5 Jahre nach dem Flüchtlingssommer – Viel geschafft!

Vor Kurzen hatte ich ein nettes Erlebnis. Als ich an einer Ampel vorbeiging, rief mir ein Autofahrer aus dem geöffneten Fenster zu: „Erinnern Sie sich an mich? Ich habe jetzt einen Job. Uns geht es gut.“ Ich musste lange nachdenken, bis der Groschen fiel. Ach ja, Yussuf aus einem der Flüchtlingsheime. Und was für ein schönes Auto! Er wollte sagen: Schau her, ich habe es geschafft. Vor ziemlich genau fünf Jahren am 25. September 2015 trafen die ersten 97 Flüchtlinge in Eppelheim ein. Viele sollten folgen, darunter auch Yussuf aus Afghanistan mit seiner Familie. Es war die Hochphase der Flüchtlingskrise. Bis 2016 sollten 1,1 Millionen Menschen Zuflucht in Deutschland finden. Die Hilfsbereitschaft war groß. Und heute?

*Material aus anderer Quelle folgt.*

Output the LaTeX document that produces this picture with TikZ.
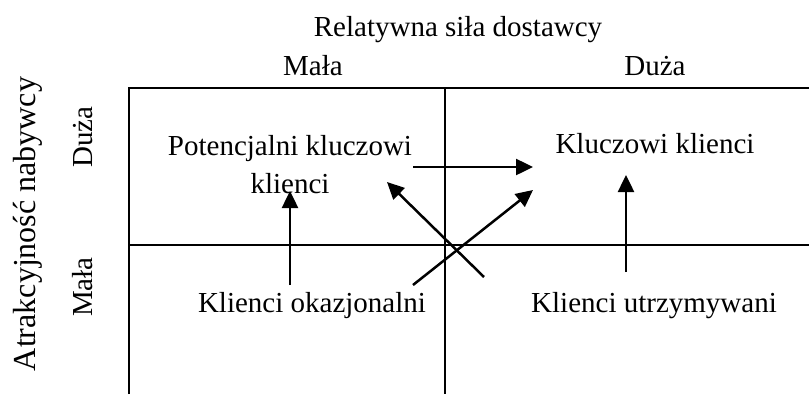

Die Gesellschaft ist mehr denn je in der Migrationspolitik tief gespalten. Ich könnte Ihnen natürlich noch viele andere Beispiele gelungener Integration nennen. Aber das wäre nur ein Teil der Wahrheit. Denn es gibt auch die Negativbeispiele. Und ja: Der Aufstieg der AFD, Rassismus, Rechtsextremismus, Hasskriminalität – die Krise hat unsere Gesellschaft verändert. Doch wir sollten die Dinge differenzierter betrachten. Rund 60 Prozent der Deutschen glauben auch heute noch, dass das Land die Flüchtlinge gut verkraften kann. Zum Jahresende 2020 werden laut Experten etwas weniger als die Hälfte der 2015 Zugezogenen in Arbeit sein. Ohne Corona wären es mehr. Das sind beachtliche Erfolge, die wir nicht klein reden sollten.

Und Eppelheim? Die Stadt selbst tat sich zu Beginn der Krise schwer. Es waren anfangs vor allem die vielen ehrenamtlichen Helfer, die den Geflüchteten halfen, in der Fremde Fuß zu fassen. Sie sind das freundliche Gesicht Deutschlands, für das es viel Lob aus dem Ausland gab. Schon sehr früh organisierten sie Sprachkurse und ermöglichten den Neuankömmlingen eine rasche Eingliederung. Sie halfen in allen Lebenslagen, organisierten Wohnungen, brachten einige in Brot und Arbeit. Eine nicht zu vernachlässigende zivilgesellschaftliche Leistung. Und vergessen wir nicht die Erzieher*innen und Lehrer*innen. Kindergarten und Schule waren schon immer der Ort, wo Sprache, Kultur und Werte vermittelt werden. Heute übernimmt die Stadt mit ihren Integrationsmanagerinnen und der Integrationsbeauftragen einen wichtigen Teil der Integrationsarbeit. Ein Meilenstein in der Integrationspolitik in Eppelheim war sicherlich auch 2019 das Beteiligungsprojekt aus dem Landesprogramm “Integration durch bürgerschaftliches Engagement“. Daraus sind einige interessante Projekte hervorgegangen. Jetzt werden sie gemeinsam mit der Bürgerschaft umgesetzt – auch dank breiter Unterstützung der Bürgermeisterin und des Gemeinderats.

Auch wenn man einiges hätte besser machen können und Corona Hauptamtliche, Ehrenamtliche und Flüchtlinge zurückgeworfen hat, kann ich im Rückblick sagen: Wir haben viel geschafft. Seien wir stolz darauf. Knüpfen wir daran an. Die Arbeit ist noch nicht getan. Integration braucht einen langen Atem.